Today I did some work on my mother’s car, to help prepare it for winter.
For those less familiar with some of the things many of us Canadians need to do to our vehicles so they better survive our winters, most vehicles here have, at the very least, a block heater. That’s all our van has. This prevents the oil from freezing and cracking the engine block.
We actually had that happen to us. We were living in Victoria, BC, which is temperate rainforest. Getting snow there is a rarity, and temperatures below -20C/-4F even rarer. An unexpected windfall meant we could afford to drive out to be with family for Christmas. We had no car of our own, so we rented one. My husband called several places and, at each one, told them that where we were planning to drive and asked for a car with a block heater. The typical response was “what’s a block heater?” So we took what we could and headed out, stopping for the night along the way. That night, temperatures plummeted and wind chills reached -61C/-77F. Amazingly, the car started the next morning, but we barely got back on the highway when it started making noises, so we stopped. This was in the days before cell phones, so my husband started to walk back to town, getting a ride from someone (thank God!) along the way, to get help. Long story short, the engine block had cracked (also, a 6 pack of pop on the floor of the back seat exploded. 😀 ) and by the time all was said and done, it cost the company some $5000.
A few years later, when we went back to rent a car there again, we learned our story had become legend in the company. Also, the franchise owner replaced his entire fleet, and all their cars now had block heaters.
So… yeah. These are essential.
If you ever see a vehicle with Canadian plates, and the end of a cord hanging out the hood, now you know what it’s for. 😀
My mother’s car, however, also has a battery warmer and, because it was used so little, my brother added a trickle charger, too.
All of which need to be plugged in.
The plug and cord for the block heater in newer vehicles are different. They don’t need to be on constantly to do that job so, to save power, the cord itself is designed to shut itself off about about 20 minutes, then if the temperature of the lines drop below a certain point, it turns itself on again.
When my brother set things up, he used an extension cord they could all plug into, tucked neatly away.
I needed to replace the extension cord.
He also had a wire around the battery warmer to hold it in place. However, with my mom’s car having so much work done in recent years, things got moved around. After the battery died while sitting at the garage for so long, it was taken out to be charged, but I guess the wire that had been around the warmer was forgotten. I was going to use Zip Ties to hold it, but they kept breaking, so I used a Bungee cord; the red that you can see around the battery.
This is the plug for the trickle charger, after I pulled the rest of it loose. As you can see, there’s no way to plug in the block heater or the battery warmer. My mother didn’t drive the car in the winter and, until we took over taking care of it, my brother stored it here at the farm and took the battery into the house for the winter.
Remember how I mentioned the extension cord used to be neatly tucked in, until work was done on the car?
This is why the cord needs replacing.
I had noticed an odd sound a while back (this was before we had the serpentine belt and pulleys replaced) and found a loop of it hanging down, touching the belt.
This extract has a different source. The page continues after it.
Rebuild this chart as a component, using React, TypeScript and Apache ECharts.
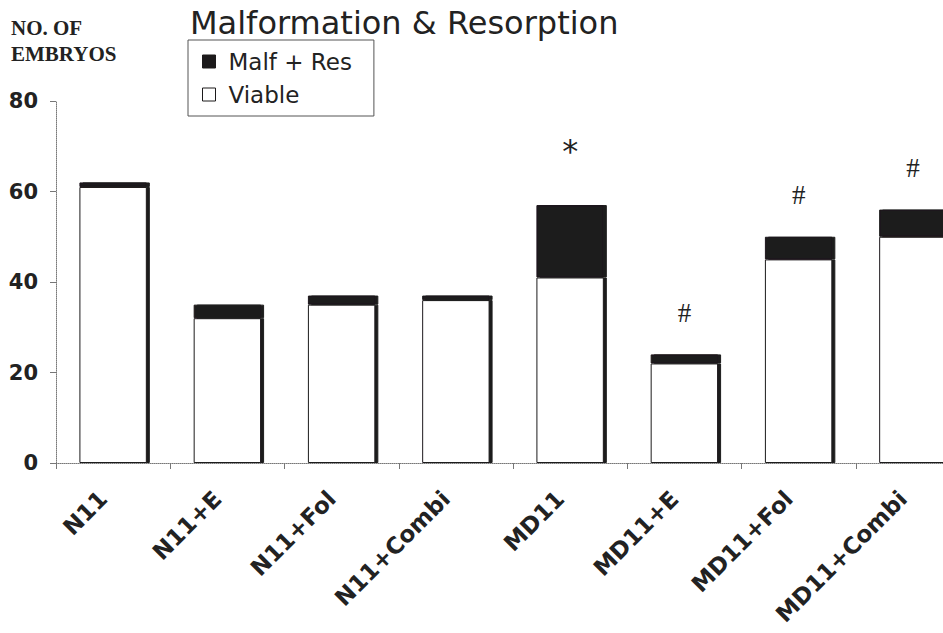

Thankfully, it didn’t get caught, but there was enough contact for the friction to wear right down to the wire. In another spot, it had been caught between something tight enough to cut through two layers of plastic.
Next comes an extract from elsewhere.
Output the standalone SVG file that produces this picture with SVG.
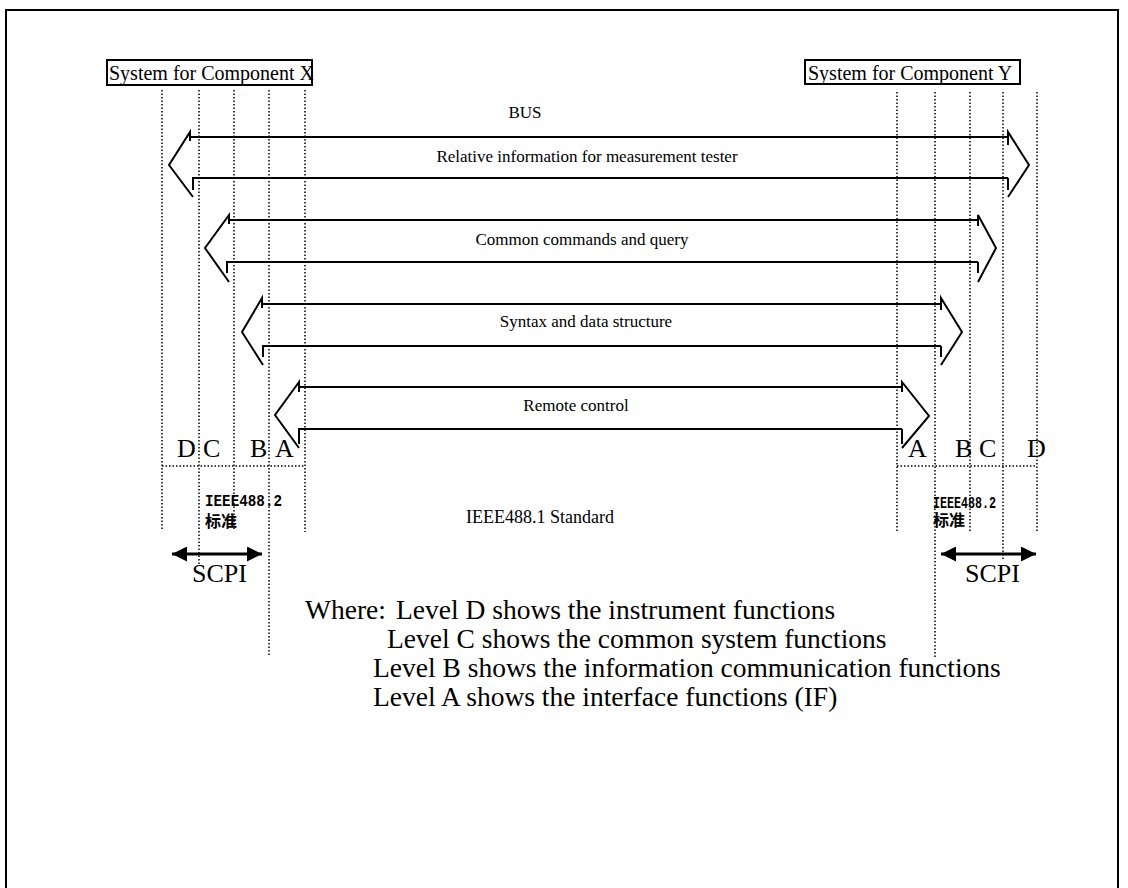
<svg xmlns="http://www.w3.org/2000/svg" width="1128" height="888" viewBox="0 0 1128 888">
<defs>
<style>
.frame{fill:none;stroke:#000;stroke-width:2}
.box{fill:#fff;stroke:#000;stroke-width:2}
.dot{fill:none;stroke:#000;stroke-width:1.5;stroke-dasharray:1.5 2}
.arr{fill:none;stroke:#000;stroke-width:2}
.t{font-family:"Liberation Serif","Times New Roman",serif;fill:#000}
.sm{font-size:17px}
.hd{font-size:20px}
.big{font-size:26px}
.lv{font-size:27.5px}
.cjk{font-family:"Liberation Mono","Noto Sans CJK SC",monospace;font-weight:bold;font-size:16px;fill:#000}
.scpi{stroke:#000;stroke-width:3;fill:none}
</style>
<marker id="ah" viewBox="0 0 10 10" refX="10" refY="5" markerWidth="5" markerHeight="5" orient="auto-start-reverse" markerUnits="strokeWidth">
<path d="M0,0 L10,5 L0,10 Z" fill="#000"/>
</marker>
</defs>
<rect width="1128" height="888" fill="#fff"/>
<path class="frame" d="M6,900 V10 H1118 V900"/>

<g id="sysX">
<rect class="box" x="107" y="60" width="205" height="25"/>
<text class="t hd" x="109" y="80">System for Component X</text>
</g>
<g id="sysY">
<rect class="box" x="805" y="60" width="215" height="24"/>
<text class="t hd" x="808" y="80">System for Component Y</text>
</g>

<g id="gridlines">
<path class="dot" d="M162,90 V530 M199,90 V566 M234,90 V530 M269,90 V655 M305,90 V532"/>
<path class="dot" d="M897,92 V532 M935,92 V657 M970,92 V532 M1003,92 V560 M1037,92 V532"/>
<path class="dot" d="M162,466 H305 M897,466 H1037"/>
</g>

<g id="connectors">
<g id="arrow-bus">
<path class="arr" d="M190,141 V132 L169,165 L193,197 M190,137 H1008 M193,190 V178 H1008 M1008,145 V132 L1029,165 L1008,197 M1008,190 V178"/>
</g>
<g id="arrow-common">
<path class="arr" d="M229,224 V215 L205,248 L229,282 M229,220 H978 M227,273 V262 H978 M978,226 V215 L996,248 L978,282 M978,273 V262"/>
</g>
<g id="arrow-syntax">
<path class="arr" d="M262,308 V298 L242,332 L263,365 M262,304 H941 M263,357 V346 H941 M941,310 V298 L962,332 L941,365 M941,357 V346"/>
</g>
<g id="arrow-remote">
<path class="arr" d="M299,392 V382 L275,415 L299,448 M299,387 H902 M299,444 V429 H902 M902,392 V382 L929,416 L902,448 M902,444 V429"/>
</g>
<g id="scpi-left-arrow">
<line class="scpi" x1="172" y1="554" x2="262" y2="554" marker-start="url(#ah)" marker-end="url(#ah)"/>
</g>
<g id="scpi-right-arrow">
<line class="scpi" x1="941" y1="554" x2="1036" y2="554" marker-start="url(#ah)" marker-end="url(#ah)"/>
</g>
</g>

<g id="labels">
<text class="t sm" x="525" y="118" text-anchor="middle">BUS</text>
<text class="t sm" x="587" y="162" text-anchor="middle">Relative information for measurement tester</text>
<text class="t sm" x="582" y="245" text-anchor="middle">Common commands and query</text>
<text class="t sm" x="586" y="327" text-anchor="middle">Syntax and data structure</text>
<text class="t sm" x="576" y="411" text-anchor="middle">Remote control</text>
<text class="t" font-size="18" x="540" y="523" text-anchor="middle">IEEE488.1 Standard</text>
</g>

<g id="levels-left">
<text class="t big" x="177" y="457">D</text>
<text class="t big" x="203" y="457">C</text>
<text class="t big" x="250" y="457">B</text>
<text class="t big" x="275" y="457">A</text>
</g>
<g id="levels-right">
<text class="t big" x="908" y="457">A</text>
<text class="t big" x="955" y="457">B</text>
<text class="t big" x="979" y="457">C</text>
<text class="t big" x="1027" y="457">D</text>
</g>

<g id="std-left">
<text class="cjk" x="205" y="506" textLength="77" lengthAdjust="spacingAndGlyphs">IEEE488.2</text>
<text class="cjk" x="205" y="527">标准</text>
</g>
<g id="std-right">
<text class="cjk" x="933" y="508" textLength="63" lengthAdjust="spacingAndGlyphs">IEEE488.2</text>
<text class="cjk" x="933" y="526">标准</text>
</g>

<g id="scpi-labels">
<text class="t big" x="192" y="582">SCPI</text>
<text class="t big" x="965" y="582">SCPI</text>
</g>

<g id="legend">
<text class="t lv" y="619"><tspan x="305">Where:</tspan><tspan x="396">Level D shows the instrument functions</tspan></text>
<text class="t lv" x="387" y="648">Level C shows the common system functions</text>
<text class="t lv" x="373" y="677">Level B shows the information communication functions</text>
<text class="t lv" x="373" y="706">Level A shows the interface functions (IF)</text>
</g>
</svg>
We had the same type of extension cord set up in the garage for our own van, so I was going to just switch them out. I had gotten to the point of trying to figure out how to fit the end, with all three plugs in it, in place when I realized something.
Our cord was much longer than the one I’d just taken out! There was no way I could safely tuck away any excess.
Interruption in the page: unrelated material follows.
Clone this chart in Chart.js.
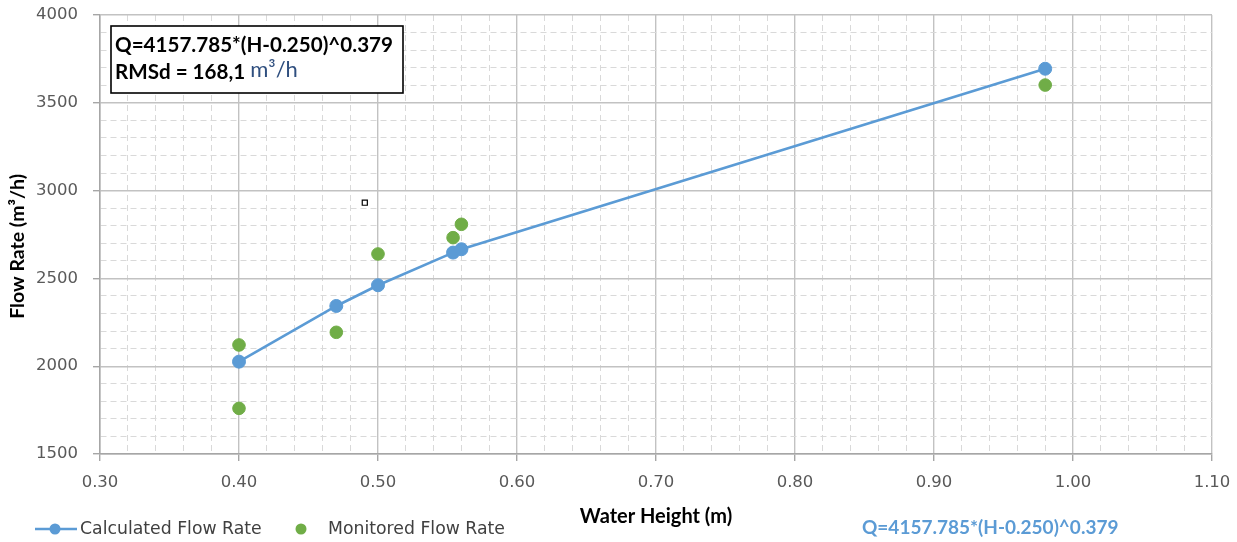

Since I couldn’t leave everything half done like that, I made a quick run into town. Of the 2 hardware stores, one was already closed, and I had less than an hour to get into the second one!
I have never seen an extension cord for block heaters before!
I could have done with shorter, but that was the shortest they had.
It took a fair amount of fiddling to find a way to lay the plugged in cords out.
More Zip Ties were used to keep things from slipping down, while the new extension cord was set up to exit at the other end.
At this point, I’m not bothering to hook up the trickle charger. It’s not needed right now.
The battery has nothing to indicate which side is positive and which is negative! Only by stretching to see the far side of the battery can I see which connector cable is red and which is black.
I’d used the slots for holding the battery cover in place for Zip Ties to hold the cord. Thankfully, that did not prevent me from being able to fasten the cover back into place.
I then dropped the hood a couple of times to make sure I could actually close it with the end of the extension cord sticking out.
For now, though, it’ll stay tucked away. When we get colder, I’ll hook up the trickle charger and leave the plug hanging out. A lot of public parking lots have outlets available, so an extension cord will be kept in the vehicle in case we want to plug it in while out and about, too.